In the current soft economy, where businesses are seeing flat or declining revenue growth and downsizing, it is no wonder that many employers feel that hiring is a buyer’s market. Because certain jobs are now surfeited with qualified workers vying for fewer positions, some employers even feel they can try to hire better qualified employees for lower rates of pay. Employers also need to hire top producers who can achieve positive results, even in a slow economy. Hence a trend is growing towards lower base salaries with bonuses or incentives based on attained objectives.
In response, job seekers should anticipate that employers may be more exacting. Candidates may need to research the current market rates for their specific jobs and geographic area, since employers have no reason—and indeed may be unable to--offer higher wages than these markets warrant. Besides knowing their own minimum salary requirements, job seekers also need to be honest up front with their search consultant or prospective employer as to what figure will determine whether they accept or decline a job offer.
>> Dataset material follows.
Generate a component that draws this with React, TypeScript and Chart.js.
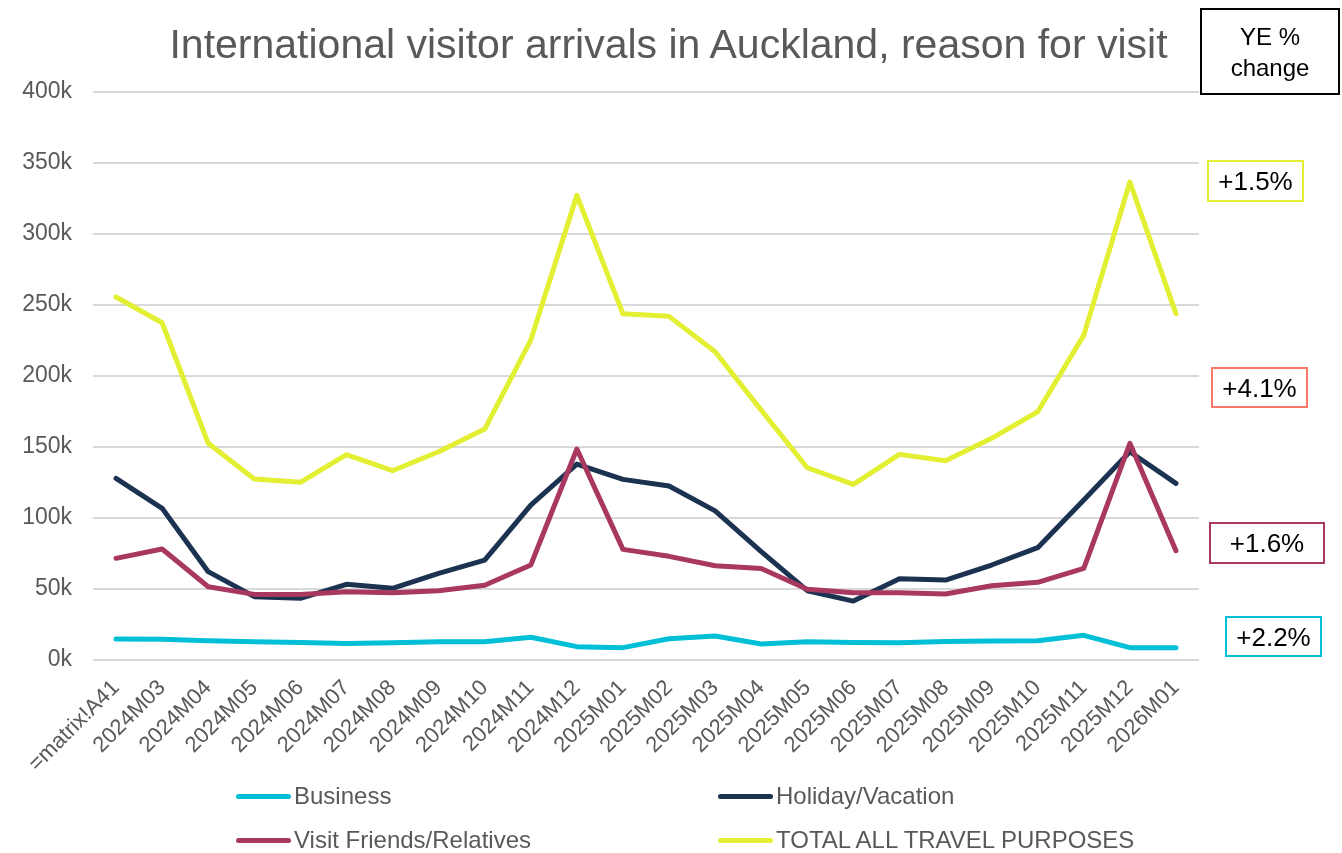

Even in a stronger job market, salary negotiations are among the worst possible arenas for games that waste everyone’s time. The best course for job seekers is to establish clear goals and pursue them consistently, rather than accepting interviews randomly for the sake of seeing how far they can go and what the offer will be—or worse playing it against a counteroffer from another prospective employer or their current boss.
Job applicants who genuinely deserve higher compensation relative to a job’s standard current market value should be prepared to justify the difference in terms of: “If you offer me what I am requiring, you will specifically receive x, y, and z from me, thus gaining a significantly higher return on your investment.” It must be clear precisely what differences in their knowledge, background, or skills warrant the increase in compensation. Often job seekers are not attuned to communicating the full extent of their strengths, so PrintLink works with candidates to identify and document not just their professional abilities but also the value those abilities deliver.
Honorable Give & Take
The response the economy requires from employers and employees is, more than ever before, an honorable give-and-take relationship. Owners and managers should frequently reassess their workflow requirements and determine how many people and of what skill and experience levels they require, what job functions they can combine without undue risk, and what they need to do to finance these staffing decisions. Inviting employees to participate in this all-important endeavor can further the process considerably by uncovering mutually workable solutions that will help solidify a sustainable, growable business plan.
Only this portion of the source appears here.